Sir Malcolm, chairman of Pearl Assurance and London Transport, recommended the creation of such a body, to be called UK Capital, in March. The idea is that it will advise departments and invest in projects, and that it will be launched in July.
Sir Malcolm won support from Treasury officials at talks in late May, and discussions are now proceeding with other departments that commission PFI projects.
Senior Whitehall sources said there was a 60-40 chance that UK Capital would be created but added that winning over some departments might not be easy.
The sources said officials at the Ministry of Defence and Department of Health in-house private finance units might resent interference from an outside body – particularly one with a stake in their projects.
It has been suggested that UK Capital will have up to £100m to invest to give the Treasury more control over deals where it believes the private sector might be making too much profit.
Another idea, under which UK Capital would arrange funding for PFI projects on behalf of private sector consortia, has been scrapped.
It has yet to be settled who will head UK Capital, as Adrian Montague, the chief executive of the Treasury's PFI advisory taskforce, is due to leave next month.

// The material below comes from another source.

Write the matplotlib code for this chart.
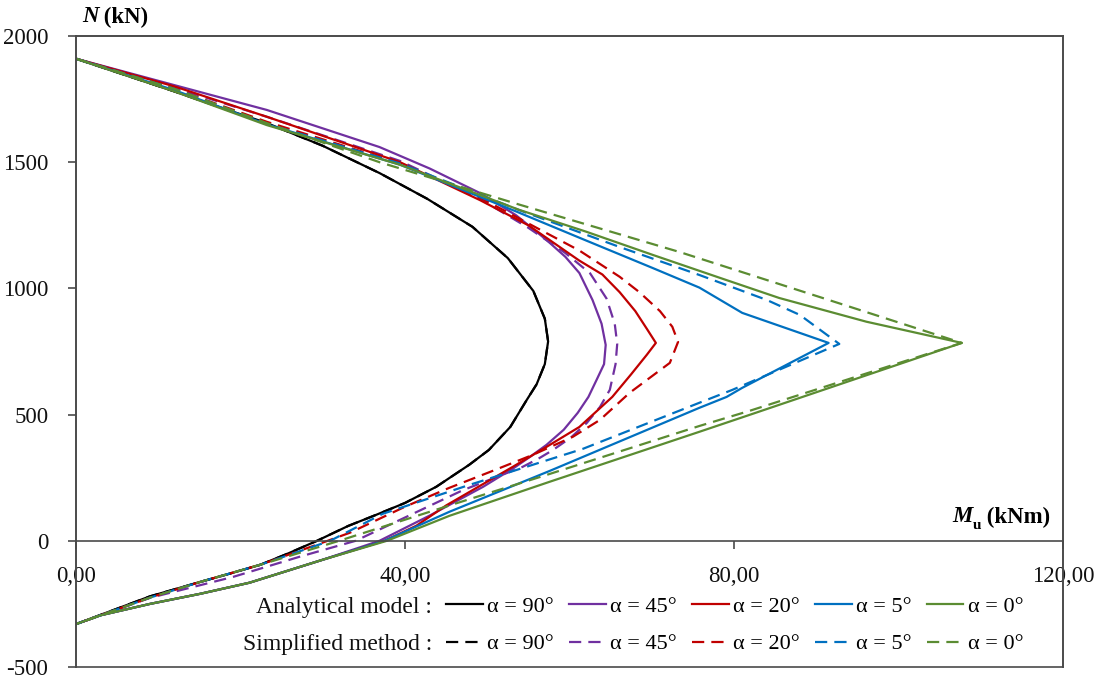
import matplotlib
matplotlib.use("Agg")
import matplotlib.pyplot as plt

plt.rcParams['font.family'] = ['Liberation Serif', 'DejaVu Serif']

W, H = 1105, 681

# ---------------- data (M in kNm, N in kN) ----------------
ana90_M = [0, 6, 12, 18, 23.2, 30.0, 36.9, 42.7, 48.2, 52.5, 55.6, 57.0, 57.4, 57.0, 56.0, 54.8, 52.8, 50.2, 47.8, 43.8, 40.0, 36.5, 33.1, 29.3, 25.8, 22.4, 18.7, 15.1, 9.0, 4.5, 0]
ana90_N = [1910, 1845, 1780, 1712, 1655, 1565, 1457, 1355, 1244, 1120, 990, 880, 790, 700, 620, 558, 451, 360, 301, 214, 150, 103, 59, 0, -50, -95, -130, -163, -220, -275, -330]
sim90_M = list(ana90_M)
sim90_N = list(ana90_N)

ana45_M = [0, 12, 23.2, 36.9, 43.0, 49.1, 53.5, 57.2, 59.5, 61.2, 62.8, 63.9, 64.4, 64.2, 63.3, 62.3, 61.0, 59.3, 57.2, 55.3, 53.3, 49.5, 43.0, 36.9, 30.0, 21.1, 15.1, 9.0, 3.0, 0]
ana45_N = [1910, 1805, 1707, 1560, 1475, 1378, 1290, 1192, 1125, 1061, 954, 860, 776, 700, 638, 570, 507, 440, 380, 335, 290, 214, 100, 0, -75, -166, -210, -250, -295, -330]
sim45_M = [0, 12, 23.2, 39.4, 49.1, 55.0, 59.5, 62.5, 64.5, 65.5, 65.8, 65.6, 64.9, 63.7, 62.1, 60.2, 58.0, 56.2, 54.3, 47.0, 40.5, 34.0, 27.2, 19.1, 9.0, 0]
sim45_N = [1910, 1795, 1680, 1505, 1355, 1240, 1140, 1060, 960, 860, 780, 700, 598, 530, 467, 410, 360, 325, 293, 200, 100, 0, -63, -143, -226, -330]

ana20_M = [0, 12, 23.2, 39.4, 49.1, 55.0, 61.2, 64.0, 66.1, 68.0, 69.4, 70.5, 69.4, 67.5, 65.2, 61.2, 57.2, 53.1, 49.5, 45.0, 41.4, 37.5, 30.0, 21.1, 15.1, 9.0, 3.0, 0]
ana20_N = [1910, 1800, 1680, 1500, 1350, 1250, 1110, 1055, 985, 910, 840, 784, 737, 660, 570, 451, 372, 293, 225, 140, 60, 0, -75, -166, -210, -250, -295, -330]
sim20_M = [0, 12, 23.2, 39.4, 49.1, 56.0, 61.2, 66.1, 68.5, 71.0, 72.5, 73.2, 72.2, 67.3, 63.7, 60.4, 55.5, 50.5, 45.4, 40.0, 33.3, 30.6, 22.4, 15.1, 9.0, 0]
sim20_N = [1910, 1790, 1660, 1495, 1360, 1240, 1150, 1046, 985, 910, 848, 788, 705, 586, 479, 412, 340, 275, 210, 135, 32, 0, -95, -163, -225, -330]

ana5_M = [0, 12, 23.2, 39.4, 53.5, 62.0, 70.1, 75.8, 81.0, 91.5, 81.0, 79.1, 75.8, 57.6, 45.4, 37.5, 30.0, 21.1, 15.1, 9.0, 3.0, 0]
ana5_N = [1910, 1785, 1650, 1490, 1305, 1190, 1081, 1003, 903, 784, 606, 570, 527, 277, 115, 0, -75, -166, -210, -250, -295, -330]
sim5_M = [0, 12, 23.2, 39.4, 53.9, 66.1, 75.8, 84.0, 88.0, 92.8, 79.8, 75.8, 61.6, 47.5, 37.3, 30.9, 22.4, 15.1, 9.0, 0]
sim5_N = [1910, 1790, 1652, 1495, 1310, 1164, 1053, 954, 895, 780, 598, 547, 364, 218, 107, 0, -95, -163, -225, -330]

ana0_M = [0, 12, 23.2, 39.4, 53.9, 62.0, 70.1, 78.0, 85.5, 96.1, 107.7, 81.9, 75.8, 57.6, 45.4, 37.8, 30.0, 21.1, 15.1, 9.0, 3.0, 0]
ana0_N = [1910, 1780, 1647, 1490, 1311, 1225, 1133, 1045, 962, 868, 784, 499, 432, 234, 99, 0, -75, -166, -210, -250, -295, -330]
sim0_M = [0, 12, 23.2, 36.9, 53.9, 73.4, 90.4, 107.7, 81.9, 75.8, 57.6, 45.4, 32.0, 22.4, 15.1, 9.0, 0]
sim0_N = [1910, 1790, 1655, 1500, 1332, 1144, 966, 784, 515, 455, 265, 140, 0, -95, -163, -225, -330]

angle_labels = ["α = 90°", "α = 45°", "α = 20°", "α = 5°", "α = 0°"]
row_labels = ["Analytical model :", "Simplified method :"]
x_ticks = [0, 40, 80, 120]
x_ticklabels = ["0,00", "40,00", "80,00", "120,00"]
y_ticks = [-500, 0, 500, 1000, 1500, 2000]

colors = ['#000000', '#7030A0', '#C00000', '#0070C0', '#5B8C32']

# ---------------- figure ----------------
fig = plt.figure(figsize=(W / 100, H / 100), dpi=100)
ax_rect = [76 / W, 1 - 667 / H, (1063 - 76) / W, (667 - 36) / H]
ax = fig.add_axes(ax_rect)

analytical = [(ana90_M, ana90_N), (ana45_M, ana45_N), (ana20_M, ana20_N), (ana5_M, ana5_N), (ana0_M, ana0_N)]
simplified = [(sim90_M, sim90_N), (sim45_M, sim45_N), (sim20_M, sim20_N), (sim5_M, sim5_N), (sim0_M, sim0_N)]

lw = 1.6
handles = []
labels = []
for i in range(5):
    (la,) = ax.plot(analytical[i][0], analytical[i][1], color=colors[i], lw=lw,
                    solid_joinstyle='round')
    (ls,) = ax.plot(simplified[i][0], simplified[i][1], color=colors[i], lw=lw,
                    linestyle=(0, (5.5, 3.2)), dash_capstyle='butt')
    handles += [la, ls]
    labels += [angle_labels[i], angle_labels[i]]

ax.set_xlim(0, 120)
ax.set_ylim(-500, 2000)

spine_col = '#4a4a4a'
for s in ['left', 'right', 'top', 'bottom']:
    ax.spines[s].set_color(spine_col)
    ax.spines[s].set_linewidth(1.2)
ax.spines['bottom'].set_position(('data', 0))

ax.set_xticks(x_ticks)
ax.set_xticklabels(x_ticklabels)
ax.set_yticks(y_ticks)
ax.set_yticklabels([str(v) for v in y_ticks])
ax.tick_params(axis='both', direction='out', length=6, width=1.2, color=spine_col,
               labelsize=16.5, labelcolor='#111111')
ax.tick_params(axis='x', pad=12)
ax.tick_params(axis='y', pad=14)

# frame (bottom edge at y = -500)
frame = fig.add_axes(ax_rect, facecolor='none')
frame.set_xticks([])
frame.set_yticks([])
for s in ['left', 'right', 'top', 'bottom']:
    frame.spines[s].set_color(spine_col)
    frame.spines[s].set_linewidth(1.2)

# axis titles
tN = fig.text(82 / W, 1 - 17 / H, 'N', style='italic', weight='bold', fontsize=16.5,
              ha='left', va='center')
ax.annotate(' (kN)', xy=(1, 0.5), xycoords=tN, ha='left', va='center',
            weight='bold', fontsize=16.5, annotation_clip=False)

tkNm = fig.text(1050 / W, 1 - 517 / H, ' (kNm)', weight='bold', fontsize=16.5,
                ha='right', va='center')
tu = ax.annotate('u', xy=(0, 0.12), xycoords=tkNm, ha='right', va='center',
                 weight='bold', fontsize=11, annotation_clip=False)
ax.annotate('M', xy=(0, 0.5), xycoords=(tu, tkNm), ha='right', va='center',
            style='italic', weight='bold', fontsize=16.5, annotation_clip=False)

# legend
leg = ax.legend(handles, labels, ncol=5, loc='upper left',
                bbox_to_anchor=(446 / W, 1 - 596 / H), bbox_transform=fig.transFigure,
                frameon=False, fontsize=16, handlelength=1.65, handletextpad=0.2,
                columnspacing=0.68, labelspacing=0.78, borderpad=0, borderaxespad=0)

fig.canvas.draw()
r = fig.canvas.get_renderer()
texts = leg.get_texts()
hl = leg.legend_handles
for k, lab in enumerate(row_labels):
    hb = hl[k].get_window_extent(r)
    tb = texts[k].get_window_extent(r)
    ycen = (tb.y0 + tb.y1) / 2
    fig.text((hb.x0 - 14) / W, ycen / H, lab, ha='right', va='center', fontsize=17,
             color='#111111')

fig.savefig('out.png', dpi=100)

Industry sources said the enhanced role and bigger team at UK Capital might tempt him to stay.
Treasury backing is crucial for Sir Malcolm's plan, as it has stirred up strong opposition from bankers.

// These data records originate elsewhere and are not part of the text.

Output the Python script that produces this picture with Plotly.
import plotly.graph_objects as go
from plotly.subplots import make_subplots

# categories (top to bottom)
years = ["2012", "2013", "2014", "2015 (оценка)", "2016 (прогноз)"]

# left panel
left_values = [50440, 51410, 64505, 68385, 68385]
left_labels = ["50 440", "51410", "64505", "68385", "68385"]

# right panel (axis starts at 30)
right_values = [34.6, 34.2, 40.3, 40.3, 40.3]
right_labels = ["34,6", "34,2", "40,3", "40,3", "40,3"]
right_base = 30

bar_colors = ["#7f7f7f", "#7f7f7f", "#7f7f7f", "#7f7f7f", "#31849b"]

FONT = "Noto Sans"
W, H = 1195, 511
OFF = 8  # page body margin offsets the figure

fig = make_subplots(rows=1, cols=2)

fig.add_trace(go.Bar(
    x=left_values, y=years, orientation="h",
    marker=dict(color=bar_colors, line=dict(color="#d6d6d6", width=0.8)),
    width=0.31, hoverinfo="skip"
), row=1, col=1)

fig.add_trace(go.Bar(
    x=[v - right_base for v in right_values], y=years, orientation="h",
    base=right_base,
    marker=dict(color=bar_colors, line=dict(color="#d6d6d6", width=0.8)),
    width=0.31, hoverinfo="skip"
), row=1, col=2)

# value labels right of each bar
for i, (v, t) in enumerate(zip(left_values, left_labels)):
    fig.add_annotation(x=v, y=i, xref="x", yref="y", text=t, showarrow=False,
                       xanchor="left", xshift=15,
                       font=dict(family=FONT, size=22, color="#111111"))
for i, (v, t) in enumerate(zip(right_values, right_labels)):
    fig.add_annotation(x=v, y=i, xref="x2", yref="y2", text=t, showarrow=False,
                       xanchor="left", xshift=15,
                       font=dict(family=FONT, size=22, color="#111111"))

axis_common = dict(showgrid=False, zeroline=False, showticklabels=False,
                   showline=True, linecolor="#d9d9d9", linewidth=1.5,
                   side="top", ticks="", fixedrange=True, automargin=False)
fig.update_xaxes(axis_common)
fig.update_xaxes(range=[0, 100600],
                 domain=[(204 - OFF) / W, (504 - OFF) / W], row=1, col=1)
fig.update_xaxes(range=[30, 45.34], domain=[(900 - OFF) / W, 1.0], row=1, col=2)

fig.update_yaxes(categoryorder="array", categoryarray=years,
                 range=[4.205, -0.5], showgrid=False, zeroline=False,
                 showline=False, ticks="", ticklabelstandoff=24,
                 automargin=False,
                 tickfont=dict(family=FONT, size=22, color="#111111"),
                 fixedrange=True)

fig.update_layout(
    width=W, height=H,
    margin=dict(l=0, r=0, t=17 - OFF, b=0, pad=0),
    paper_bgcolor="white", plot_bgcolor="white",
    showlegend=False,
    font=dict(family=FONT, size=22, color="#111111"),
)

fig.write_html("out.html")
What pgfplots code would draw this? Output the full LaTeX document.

When told that the Treasury was backing the plan, one banker said: "We'd all been rather hoping that UK Capital had been killed off.
"There is no requirement for government intervention in a market that is already over-liquid. There is no shortage of private cash for investment in PFI projects. There seems to be a new fund set up every time you open up a newspaper.

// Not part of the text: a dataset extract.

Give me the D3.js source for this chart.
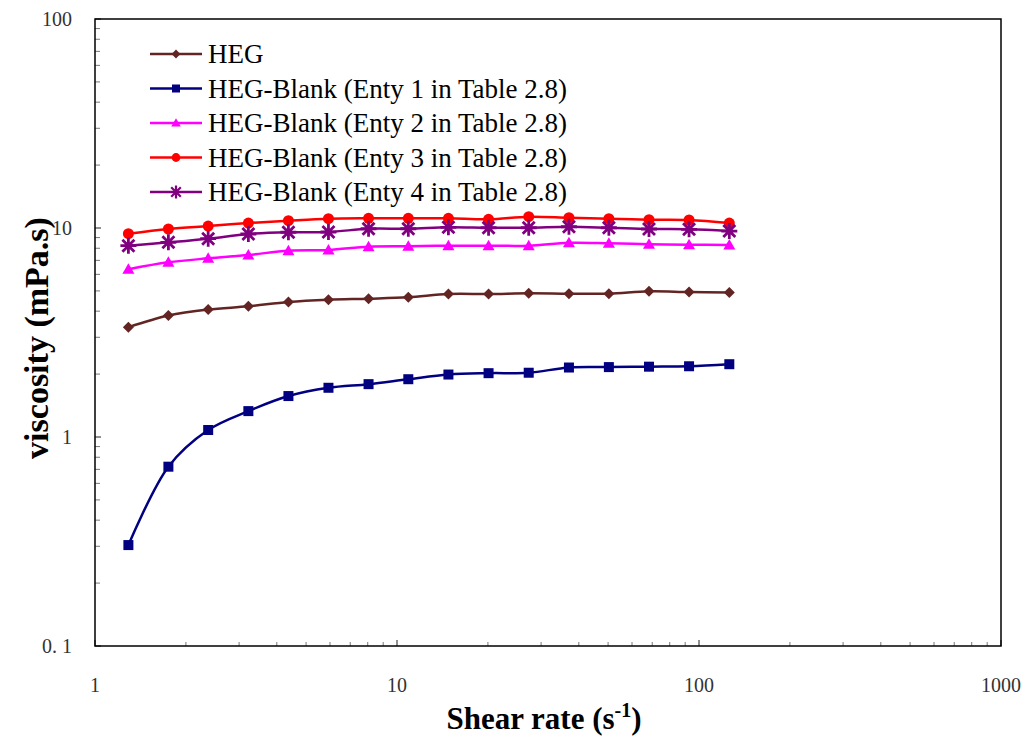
<!DOCTYPE html>
<html>
<head>
<meta charset="utf-8">
<script src="https://cdn.jsdelivr.net/npm/d3@7"></script>
<style>
  body { margin: 0; background: #fff; }
  svg { display: block; font-family: "Liberation Serif", "Times New Roman", serif; }
</style>
</head>
<body>
<svg id="chart" width="1026" height="740"></svg>
<script>
'use strict'

// shear rate (1/s)
var shearRates = [1.29, 1.75, 2.37, 3.22, 4.37, 5.93, 8.05, 10.9, 14.8, 20.1, 27.3, 37.1, 50.3, 68.3, 92.7, 126];

var hegVals    = [3.35, 3.81, 4.07, 4.22, 4.43, 4.54, 4.59, 4.66, 4.83, 4.83, 4.87, 4.85, 4.85, 4.98, 4.94, 4.92];
var blank1Vals = [0.304, 0.721, 1.08, 1.33, 1.57, 1.72, 1.79, 1.89, 1.99, 2.02, 2.03, 2.15, 2.16, 2.17, 2.18, 2.23];
var blank2Vals = [6.35, 6.85, 7.16, 7.43, 7.79, 7.85, 8.14, 8.18, 8.23, 8.23, 8.23, 8.50, 8.45, 8.36, 8.32, 8.29];
var blank3Vals = [9.39, 9.89, 10.22, 10.56, 10.84, 11.08, 11.13, 11.13, 11.13, 11.01, 11.33, 11.20, 11.08, 10.96, 10.92, 10.56];
var blank4Vals = [8.23, 8.54, 8.89, 9.36, 9.54, 9.57, 9.92, 9.92, 10.08, 10.03, 10.03, 10.14, 10.03, 9.89, 9.86, 9.67];

var seriesNames = ["HEG",
  "HEG-Blank (Enty 1 in Table 2.8)",
  "HEG-Blank (Enty 2 in Table 2.8)",
  "HEG-Blank (Enty 3 in Table 2.8)",
  "HEG-Blank (Enty 4 in Table 2.8)"];
var seriesColors = ["#632523", "#000080", "#ff00ff", "#ff0000", "#800080"];
var seriesMarkers = ["diamond", "square", "triangle", "circle", "star"];

var xTicks = [1, 10, 100, 1000];
var yTicks = [0.1, 1, 10, 100];
var yTickLabels = ["0. 1", "1", "10", "100"];

var margin = {left: 95, top: 19, right: 1001, bottom: 646};

var svg = d3.select("#chart");

var x = d3.scaleLog().domain([1, 1000]).range([margin.left, margin.right]);
var y = d3.scaleLog().domain([0.1, 100]).range([margin.bottom, margin.top]);

// minor ticks (2..9 in each decade)
var minorX = [], minorY = [];
[1, 10, 100].forEach(function(d) {
  for (var i = 2; i <= 9; i++) minorX.push(d * i);
});
[0.1, 1, 10].forEach(function(d) {
  for (var i = 2; i <= 9; i++) minorY.push(d * i);
});

var ticks = svg.append("g").attr("class", "ticks");
ticks.selectAll("line.mx")
  .data(minorX).enter().append("line")
    .attr("x1", function(d) { return x(d); })
    .attr("x2", function(d) { return x(d); })
    .attr("y1", margin.bottom)
    .attr("y2", margin.bottom - 4)
    .attr("stroke", "#777").attr("stroke-width", 1);
ticks.selectAll("line.Mx")
  .data(xTicks).enter().append("line")
    .attr("x1", function(d) { return x(d); })
    .attr("x2", function(d) { return x(d); })
    .attr("y1", margin.bottom)
    .attr("y2", margin.bottom - 6)
    .attr("stroke", "#222").attr("stroke-width", 1);
ticks.selectAll("line.my")
  .data(minorY).enter().append("line")
    .attr("y1", function(d) { return y(d); })
    .attr("y2", function(d) { return y(d); })
    .attr("x1", margin.left)
    .attr("x2", margin.left + 5)
    .attr("stroke", "#777").attr("stroke-width", 1);
ticks.selectAll("line.My")
  .data(yTicks).enter().append("line")
    .attr("y1", function(d) { return y(d); })
    .attr("y2", function(d) { return y(d); })
    .attr("x1", margin.left)
    .attr("x2", margin.left + 6)
    .attr("stroke", "#222").attr("stroke-width", 1);

// frame
svg.append("rect")
  .attr("x", margin.left).attr("y", margin.top)
  .attr("width", margin.right - margin.left)
  .attr("height", margin.bottom - margin.top)
  .attr("fill", "none").attr("stroke", "#000").attr("stroke-width", 1.5);

// tick labels
svg.selectAll("text.xl")
  .data(xTicks).enter().append("text")
    .attr("x", function(d) { return x(d); })
    .attr("y", 692)
    .attr("text-anchor", "middle")
    .attr("font-size", 20)
    .attr("fill", "#333")
    .text(function(d) { return d; });
svg.selectAll("text.yl")
  .data(yTicks).enter().append("text")
    .attr("x", 72)
    .attr("y", function(d) { return y(d) + 7; })
    .attr("text-anchor", "end")
    .attr("font-size", 20)
    .attr("fill", "#333")
    .text(function(d, i) { return yTickLabels[i]; });

// axis titles
var xt = svg.append("text")
  .attr("x", 544).attr("y", 729)
  .attr("text-anchor", "middle")
  .attr("font-size", 31).attr("font-weight", "bold");
xt.append("tspan").text("Shear rate (s");
xt.append("tspan").attr("dy", -12).attr("font-size", 20).text("-1");
xt.append("tspan").attr("dy", 12).text(")");

svg.append("text")
  .attr("transform", "translate(48,338) rotate(-90)")
  .attr("text-anchor", "middle")
  .attr("font-size", 34).attr("font-weight", "bold")
  .text("viscosity (mPa.s)");

var allVals = [hegVals, blank1Vals, blank2Vals, blank3Vals, blank4Vals];
var series = allVals.map(function(vals, i) {
  return {
    name: seriesNames[i],
    color: seriesColors[i],
    marker: seriesMarkers[i],
    points: vals.map(function(v, j) { return {x: shearRates[j], y: v}; })
  };
});

var line = d3.line()
  .x(function(d) { return x(d.x); })
  .y(function(d) { return y(d.y); })
  .curve(d3.curveCatmullRom.alpha(0.5));

function drawMarker(g, kind, color) {
  if (kind === "diamond") {
    g.append("path").attr("d", "M0,-5.5L5.5,0L0,5.5L-5.5,0Z").attr("fill", color);
  } else if (kind === "square") {
    g.append("rect").attr("x", -5).attr("y", -5).attr("width", 10).attr("height", 10).attr("fill", color);
  } else if (kind === "triangle") {
    g.append("path").attr("d", "M0,-6L6,4.5L-6,4.5Z").attr("fill", color);
  } else if (kind === "circle") {
    g.append("circle").attr("r", 5.5).attr("fill", color);
  } else if (kind === "star") {
    g.append("path")
      .attr("d", "M-8,0L8,0M0,-8L0,8M-6,-6L6,6M-6,6L6,-6")
      .attr("stroke", color).attr("stroke-width", 2.8).attr("fill", "none");
  }
}

var plot = svg.append("g");
series.forEach(function(s) {
  plot.append("path")
    .datum(s.points)
    .attr("d", line)
    .attr("fill", "none")
    .attr("stroke", s.color)
    .attr("stroke-width", 2.5);
  plot.selectAll(null)
    .data(s.points).enter().append("g")
      .attr("transform", function(d) { return "translate(" + x(d.x) + "," + y(d.y) + ")"; })
      .each(function() { drawMarker(d3.select(this), s.marker, s.color); });
});

// legend
var legend = svg.append("g").attr("transform", "translate(150,54)");
series.forEach(function(s, i) {
  var row = legend.append("g").attr("transform", "translate(0," + (i * 34.5) + ")");
  row.append("line").attr("x1", 0).attr("x2", 52).attr("y1", 0).attr("y2", 0)
    .attr("stroke", s.color).attr("stroke-width", 2.5);
  var m = row.append("g").attr("transform", "translate(26,0) scale(0.8)");
  drawMarker(m, s.marker, s.color);
  row.append("text").attr("x", 58).attr("y", 9)
    .attr("font-size", 27)
    .text(s.name);
});
</script>
</body>
</html>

"The only way this could work would be for it to help with the lack of development funding – for feasibility studies and the payment of advisers – at local authority level, where councils can often not afford to get PFI schemes off the ground.
"In theory, there may be some justification for that. But, apart from that, I can't see any other reason for this plan to happen."
Bankers had hoped that the delay in responding to Sir Malcolm's suggestion meant that it had been left to die. But Whitehall sources said the Treasury was enthusiastic about the idea and had spent months developing the concept.